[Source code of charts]
═══

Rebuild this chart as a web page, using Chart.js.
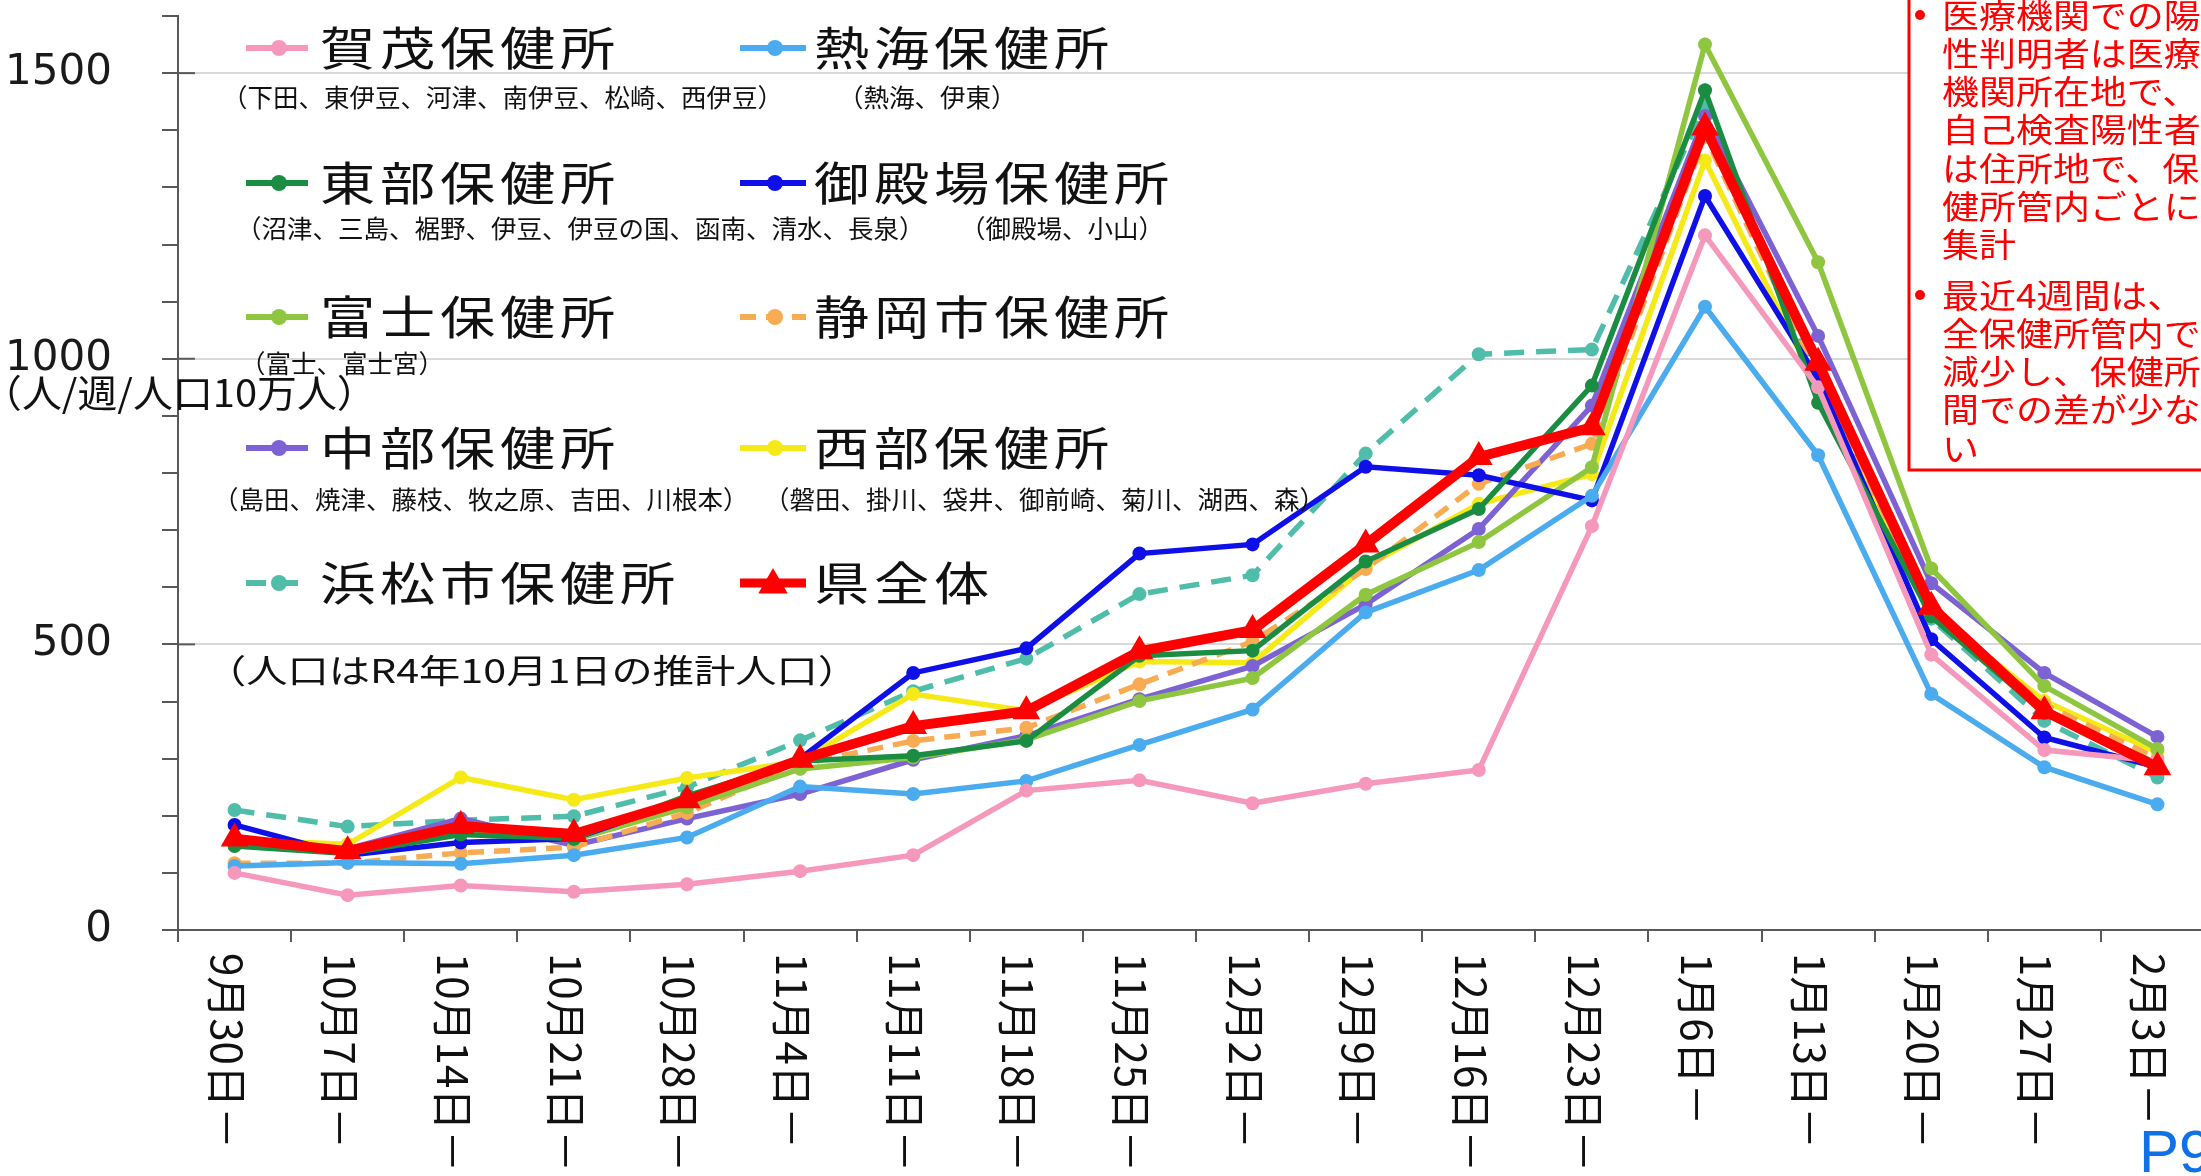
<!DOCTYPE html>
<html>
<head>
<meta charset="utf-8">
<script src="https://cdn.jsdelivr.net/npm/chart.js@4.4.1/dist/chart.umd.min.js"></script>
<style>
html, body { margin: 0; padding: 0; background: #fff; overflow: hidden; }
#wrap { width: 2201px; height: 1176px; overflow: hidden; position: relative; }
</style>
</head>
<body>
<div id="wrap"><canvas id="chart" width="2230" height="1176"></canvas></div>
<script>
// week start labels
const weeks = ['9月30日－','10月7日－','10月14日－','10月21日－','10月28日－','11月4日－','11月11日－','11月18日－','11月25日－','12月2日－','12月9日－','12月16日－','12月23日－','1月6日－','1月13日－','1月20日－','1月27日－','2月3日－'];

// cases per week per 100k population
const kamo      = [100, 61, 78, 67, 80, 103, 131, 244, 262, 222, 256, 280, 707, 1216, 950, 482, 315, 296];
const atami     = [112, 118, 116, 131, 162, 251, 238, 261, 324, 386, 556, 630, 760, 1091, 831, 413, 285, 220];
const tobu      = [147, 134, 167, 160, 235, 296, 305, 331, 480, 489, 645, 737, 953, 1470, 923, 549, 380, 291];
const gotemba   = [184, 131, 153, 160, 228, 300, 450, 493, 659, 675, 811, 796, 752, 1285, 965, 509, 337, 285];
const fuji      = [150, 140, 172, 158, 215, 282, 302, 333, 401, 441, 587, 679, 810, 1550, 1169, 633, 427, 317];
const shizuoka  = [117, 117, 135, 145, 205, 290, 331, 354, 430, 505, 632, 781, 851, 1390, 970, 555, 395, 300];
const chubu     = [150, 142, 195, 148, 195, 238, 298, 340, 404, 462, 570, 702, 918, 1425, 1040, 607, 450, 338];
const seibu     = [158, 150, 267, 228, 266, 295, 413, 384, 470, 468, 636, 746, 798, 1347, 946, 557, 401, 311];
const hamamatsu = [210, 181, 192, 199, 250, 332, 418, 475, 588, 621, 834, 1008, 1016, 1443, 960, 545, 366, 267];
const kenAll    = [160, 138, 182, 168, 227, 298, 357, 383, 488, 525, 675, 828, 880, 1405, 993, 566, 383, 285];

const names = ['賀茂保健所','熱海保健所','東部保健所','御殿場保健所','富士保健所','静岡市保健所','中部保健所','西部保健所','浜松市保健所','県全体'];
const areas = [
  '（下田、東伊豆、河津、南伊豆、松崎、西伊豆）', '（熱海、伊東）',
  '（沼津、三島、裾野、伊豆、伊豆の国、函南、清水、長泉）', '（御殿場、小山）',
  '（富士、富士宮）', '',
  '（島田、焼津、藤枝、牧之原、吉田、川根本）', '（磐田、掛川、袋井、御前崎、菊川、湖西、森）',
  '', ''
];
const yTitle = '（人/週/人口10万人）';
const popNote = '（人口はR4年10月1日の推計人口）';
const noteLines1 = ['医療機関での陽','性判明者は医療','機関所在地で、','自己検査陽性者','は住所地で、保','健所管内ごとに','集計'];
const noteLines2 = ['最近4週間は、','全保健所管内で','減少し、保健所','間での差が少な','い'];

const colors = ['#f598bb','#4aabef','#1b8d42','#0f0fe8','#8fc640','#f7ab52','#7d62d3','#f5ea17','#4fbda9','#ff0000'];
const series = [kamo, atami, tobu, gotemba, fuji, shizuoka, chubu, seibu, hamamatsu, kenAll];

const datasets = series.map((d, i) => {
  const isKen = i === 9;
  return {
    label: names[i],
    data: d,
    borderColor: colors[i],
    backgroundColor: colors[i],
    pointBackgroundColor: colors[i],
    pointBorderWidth: 0,
    borderWidth: isKen ? 10 : 5.5,
    borderDash: (i === 5) ? [16, 10] : (i === 8 ? [20, 12] : []),
    pointRadius: isKen ? 16 : 7,
    pointStyle: isKen ? 'triangle' : 'circle',
    tension: 0,
    order: isKen ? -1 : 1
  };
});

function sText(ctx, s, x, y, sx) {
  ctx.save();
  ctx.translate(x, y);
  ctx.scale(sx, 1);
  ctx.fillText(s, 0, 0);
  ctx.restore();
}

function drawTri(ctx, x, y, r) {
  ctx.beginPath();
  ctx.moveTo(x, y - r);
  ctx.lineTo(x + r * 0.866, y + r * 0.5);
  ctx.lineTo(x - r * 0.866, y + r * 0.5);
  ctx.closePath();
  ctx.fill();
}

const overlay = {
  id: 'overlay',
  afterDraw(chart) {
    const ctx = chart.ctx;
    const xs = chart.scales.x, ys = chart.scales.y;
    ctx.save();

    // major ticks crossing the axis
    ctx.strokeStyle = '#595959';
    ctx.lineWidth = 2;
    [500, 1000, 1500].forEach(v => {
      const y = ys.getPixelForValue(v);
      ctx.beginPath(); ctx.moveTo(xs.left, y); ctx.lineTo(xs.left + 17, y); ctx.stroke();
    });

    // rotated category labels (read top to bottom)
    ctx.fillStyle = '#111';
    ctx.font = '42px "Noto Sans CJK JP"';
    ctx.textAlign = 'left';
    ctx.textBaseline = 'middle';
    weeks.forEach((w, i) => {
      ctx.save();
      ctx.translate(xs.getPixelForValue(i) - 8, 953);
      ctx.rotate(Math.PI / 2);
      ctx.fillText(w, 0, 0);
      ctx.restore();
    });

    // y title
    ctx.font = '38px "Noto Sans CJK JP"';
    ctx.fillStyle = '#111';
    sText(ctx, yTitle, -18, 393, 1.05);

    // legend
    const rowY = [48, 183, 317, 448, 583];
    const subY = [97, 228, 363, 499];
    const colMark = [277, 773], colHalf = [31, 33], colText = [320, 814];
    const subX = [[222, 838], [236, 960], [240, 0], [213, 764]];
    chart.data.datasets.forEach((ds, i) => {
      const row = Math.floor(i / 2), col = i % 2;
      const y = rowY[row], cx = colMark[col];
      ctx.save();
      ctx.strokeStyle = ds.borderColor;
      ctx.fillStyle = ds.borderColor;
      ctx.lineWidth = i === 9 ? 9 : 6;
      ctx.setLineDash(ds.borderDash);
      ctx.beginPath(); ctx.moveTo(cx - colHalf[col], y); ctx.lineTo(cx + colHalf[col], y); ctx.stroke();
      ctx.setLineDash([]);
      if (i === 9) drawTri(ctx, cx, y + 2, 17);
      else { ctx.beginPath(); ctx.arc(cx + 2, y, 8, 0, Math.PI * 2); ctx.fill(); }
      ctx.restore();

      ctx.fillStyle = '#111';
      ctx.font = '46px "Noto Sans CJK JP"';
      ctx.letterSpacing = '4px';
      sText(ctx, ds.label, colText[col], y, 1.2);
      ctx.letterSpacing = '0px';

      if (areas[i]) {
        ctx.font = '25.5px "Noto Sans CJK JP"';
        ctx.fillText(areas[i], subX[row][col], subY[row]);
      }
    });

    ctx.font = '33px "Noto Sans CJK JP"';
    ctx.fillStyle = '#111';
    sText(ctx, popNote, 205, 670, 1.25);

    // note box
    ctx.fillStyle = '#fff';
    ctx.fillRect(1909, -5, 330, 475);
    ctx.strokeStyle = '#ff0000';
    ctx.lineWidth = 3;
    ctx.strokeRect(1909, -5, 330, 475);
    ctx.fillStyle = '#ff0000';
    ctx.font = '33px "Noto Sans CJK JP"';
    ctx.textBaseline = 'middle';
    const lh = 38.3;
    ctx.beginPath(); ctx.arc(1920, 15, 5, 0, Math.PI * 2); ctx.fill();
    noteLines1.forEach((s, k) => sText(ctx, s, 1942, 15 + k * lh, 1.12));
    ctx.beginPath(); ctx.arc(1920, 295, 5, 0, Math.PI * 2); ctx.fill();
    noteLines2.forEach((s, k) => sText(ctx, s, 1942, 295 + k * lh, 1.12));

    // page number
    ctx.fillStyle = '#1070e8';
    ctx.font = '60px "Liberation Sans"';
    ctx.textBaseline = 'alphabetic';
    ctx.fillText('P9', 2139, 1172);

    ctx.restore();
  }
};

new Chart(document.getElementById('chart'), {
  type: 'line',
  data: { labels: weeks, datasets: datasets },
  options: {
    responsive: false,
    animation: false,
    devicePixelRatio: 1,
    layout: { padding: { top: 12, right: 14, left: 0, bottom: 0 } },
    plugins: { legend: { display: false }, tooltip: { enabled: false } },
    scales: {
      x: {
        offset: true,
        grid: { offset: true, drawOnChartArea: false, tickLength: 12, tickColor: '#595959', lineWidth: 2 },
        border: { color: '#595959', width: 2 },
        ticks: { display: false },
        afterFit: s => { s.height = 246; s.paddingLeft = 0; s.paddingRight = 0; }
      },
      y: {
        min: 0, max: 1600,
        ticks: {
          stepSize: 100, autoSkip: false, padding: 50, color: '#1a1a1a',
          font: { family: 'DejaVu Sans', size: 42 },
          callback: v => (v % 500 === 0 ? String(v) : '')
        },
        grid: {
          color: c => (c.tick && c.tick.value % 500 === 0 && c.tick.value > 0) ? '#d9d9d9' : 'rgba(0,0,0,0)',
          tickColor: '#595959', tickLength: 16, lineWidth: 2
        },
        border: { color: '#595959', width: 2 },
        afterFit: s => { s.width = 178; s.paddingTop = 0; s.paddingBottom = 0; }
      }
    }
  },
  plugins: [overlay]
});
</script>
</body>
</html>
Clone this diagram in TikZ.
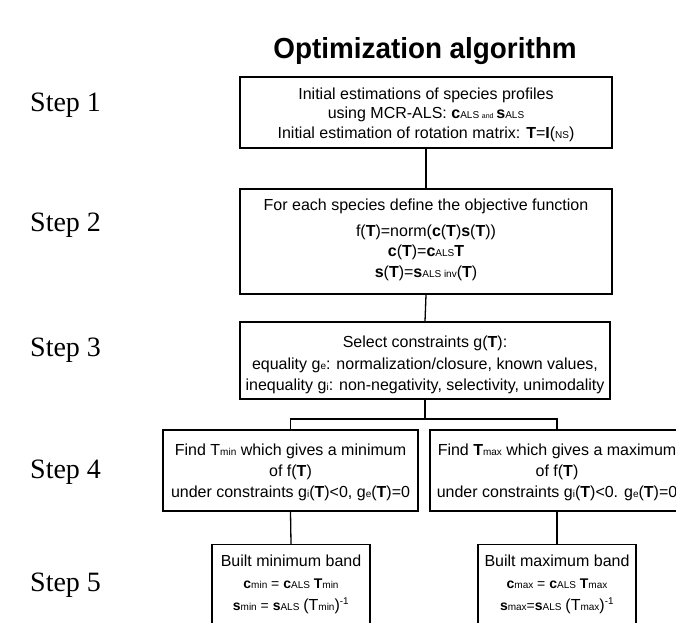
\documentclass[tikz,border=0pt]{standalone}
\usepackage{fontspec}
\setmainfont{Liberation Sans}
\newfontfamily\stepfont{Liberation Serif}
\newfontfamily\titlefont[FakeStretch=0.96]{Liberation Sans}
\newcommand\lo[1]{{\fontsize{10}{10}\selectfont #1}}
\newcommand\bx[1]{\textbf{#1}}
\tikzset{
  frame/.style={draw, line width=1.3pt, inner sep=0pt},
  boxtext/.style={align=center, inner sep=0pt, font=\fontsize{16}{21}\selectfont},
  steplabel/.style={anchor=west, font=\stepfont\fontsize{28}{28}\selectfont, inner sep=0pt},
  link/.style={line width=1.3pt}
}
\begin{document}
\begin{tikzpicture}[x=1pt,y=-1pt]
\useasboundingbox (0,0) rectangle (676,622);
\clip (0,0) rectangle (676,622);
\node[font=\titlefont\bfseries\fontsize{29}{29}\selectfont] (title) at (425,51) {Optimization algorithm};
\node[steplabel] (s1) at (30,105) {Step 1};
\node[steplabel] (s2) at (30,225) {Step 2};
\node[steplabel] (s3) at (30,350) {Step 3};
\node[steplabel] (s4) at (30,472) {Step 4};
\node[steplabel] (s5) at (30,585) {Step 5};

% frames
\node[frame, minimum width=372pt, minimum height=71pt] (b1) at (426,112.5) {};
\node[frame, minimum width=372pt, minimum height=105pt] (b2) at (426,241.5) {};
\node[frame, minimum width=370pt, minimum height=77pt] (b3) at (425,360.5) {};
\coordinate (j) at (425,419);
\node[frame, minimum width=255pt, minimum height=81pt] (b4l) at (290.5,470.5) {};
\node[frame, minimum width=254pt, minimum height=81pt] (b4r) at (557,470.5) {};
\node[frame, minimum width=158pt, minimum height=110pt, anchor=north] (b5l) at (291,544) {};
\node[frame, minimum width=158pt, minimum height=110pt, anchor=north] (b5r) at (557,544) {};

% texts
\node[boxtext, font=\fontsize{16}{19.5}\selectfont] (t1) at (426,114.5)
 {Initial estimations of species profiles\\
  using MCR-ALS: \bx{c}\lo{ALS {\fontsize{7}{7}\selectfont and} }\bx{s}\lo{ALS}\\
  Initial estimation of rotation matrix: \bx{T}=\bx{I}(\lo{NS})};
\node[boxtext, font=\fontsize{16}{20.5}\selectfont] (t2) at (426,240)
 {For each species define the objective function\\[5pt]
  f(\bx{T})=norm(\bx{c}(\bx{T})\bx{s}(\bx{T}))\\
  \bx{c}(\bx{T})=\bx{c}\lo{ALS}\bx{T}\\
  \bx{s}(\bx{T})=\bx{s}\lo{ALS inv}(\bx{T})};
\node[boxtext, font=\fontsize{16}{21.5}\selectfont] (t3) at (425,365)
 {Select constraints g(\bx{T}):\\
  equality g\lo{e}: normalization/closure, known values,\\
  inequality g\lo{i}: non-negativity, selectivity, unimodality};
\node[boxtext] (t4l) at (290.5,472)
 {Find T\lo{min} which gives a minimum\\
  of f(\bx{T})\\
  under constraints g\lo{i}(\bx{T})<0, g\lo{e}(\bx{T})=0};
\node[boxtext] (t4r) at (557,472)
 {Find \bx{T}\lo{max} which gives a maximum\\
  of f(\bx{T})\\
  under constraints g\lo{i}(\bx{T})<0. g\lo{e}(\bx{T})=0};
\node[boxtext, font=\fontsize{16}{22}\selectfont] (t5l) at (291,584)
 {Built minimum band\\
  {\fontsize{14}{14}\selectfont\bx{c}\lo{min} = \bx{c}\lo{ALS} \bx{T}\lo{min}}\\
  {\fontsize{14}{14}\selectfont\bx{s}\lo{min} = \bx{s}\lo{ALS} {\fontsize{16}{16}\selectfont(T\lo{min})}\textsuperscript{-1}}};
\node[boxtext, font=\fontsize{16}{22}\selectfont] (t5r) at (557,584)
 {Built maximum band\\
  {\fontsize{14}{14}\selectfont\bx{c}\lo{max} = \bx{c}\lo{ALS} \bx{T}\lo{max}}\\
  {\fontsize{14}{14}\selectfont\bx{s}\lo{max}=\bx{s}\lo{ALS} {\fontsize{16}{16}\selectfont(T\lo{max})}\textsuperscript{-1}}};

\draw[link] (b1.south) -- (b2.north);
\draw[link] (b2.south) -- (b3.north);
\draw[link] (b3.south) -- (j);
\draw[link] (b4l.north) |- (j) -| (b4r.north);
\draw[link] (b4l.south) -- (b5l.north);
\draw[link] (b4r.south) -- (b5r.north);
\end{tikzpicture}
\end{document}
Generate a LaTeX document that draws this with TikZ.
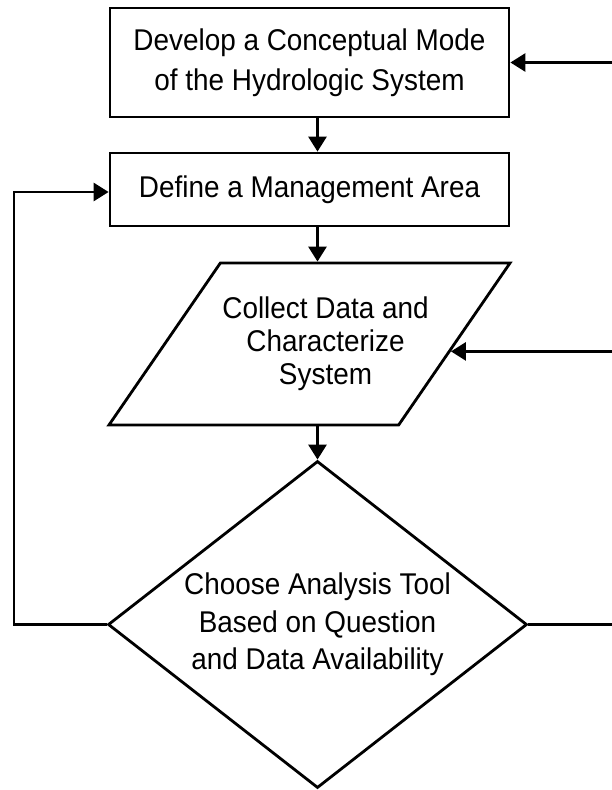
\documentclass[tikz,border=0pt]{standalone}
\usepackage{fontspec}
\setmainfont{Liberation Sans}[FakeStretch=0.93]
\usetikzlibrary{arrows.meta,positioning,shapes.geometric}

\begin{document}
\begin{tikzpicture}[x=1pt,y=-1pt]
\tikzstyle{procbox}=[draw=black,line width=2.8pt,rectangle,minimum width=399pt,inner sep=0pt,align=center,font=\fontsize{30}{40}\selectfont]
\tikzstyle{iobox}=[draw=black,line width=2.8pt,trapezium,trapezium left angle=58,trapezium right angle=122,trapezium stretches=true,minimum width=401pt,minimum height=162pt,inner sep=0pt,text width=1pt,text height=1pt,text depth=0pt]
\tikzstyle{decision}=[draw=black,line width=2.8pt,diamond,aspect=1.28,minimum width=419pt,minimum height=327pt,inner sep=0pt,align=center,font=\fontsize{30}{37.5}\selectfont]
\tikzstyle{arrow}=[line width=2.8pt,-{Triangle[length=15pt,width=18pt]}]
\tikzstyle{link}=[line width=2.8pt]
\useasboundingbox (0,0) rectangle (612,790);

\node [procbox,minimum height=109pt] at (309.5,62.5) (box1) {Develop a Conceptual Mode\\of the Hydrologic System};
\node [procbox,minimum height=73pt] at (309.5,189.5) (box2) {Define a Management Area};
\node [iobox,label={[name=iotext,xshift=16pt,align=center,font=\fontsize{30}{33}\selectfont]center:{Collect Data and\\Characterize\\System}}] at (309.5,344) (para) {};
\node [decision] at (317.5,624.5) (dia) {Choose Analysis Tool\\Based on Question\\and Data Availability};

% free ends of the loops
\coordinate (lft) at (14,0 |- dia.west);
\coordinate (rgt1) at (613,0 |- box1.east);
\coordinate (rgt2) at (613,0 |- para.-3.6);
\coordinate (rgt3) at (613,0 |- dia.east);

\draw [arrow] (box1.south -| dia.north) -- (box2.north -| dia.north);
\draw [arrow] (box2.south -| dia.north) -- (para.north -| dia.north);
\draw [arrow] (para.south -| dia.north) -- (dia.north);
\draw [arrow] (dia.west) -- (lft) |- ([yshift=-2.5pt]box2.west);
\draw [link] (dia.east) -- (rgt3);
\draw [arrow] (rgt1) -- (box1.east);
\draw [arrow] (rgt2) -- (para.-3.6);
\end{tikzpicture}
\end{document}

═══

Tally the lines of the preceding listing in which the word "this" appears; state nothing but the total.

3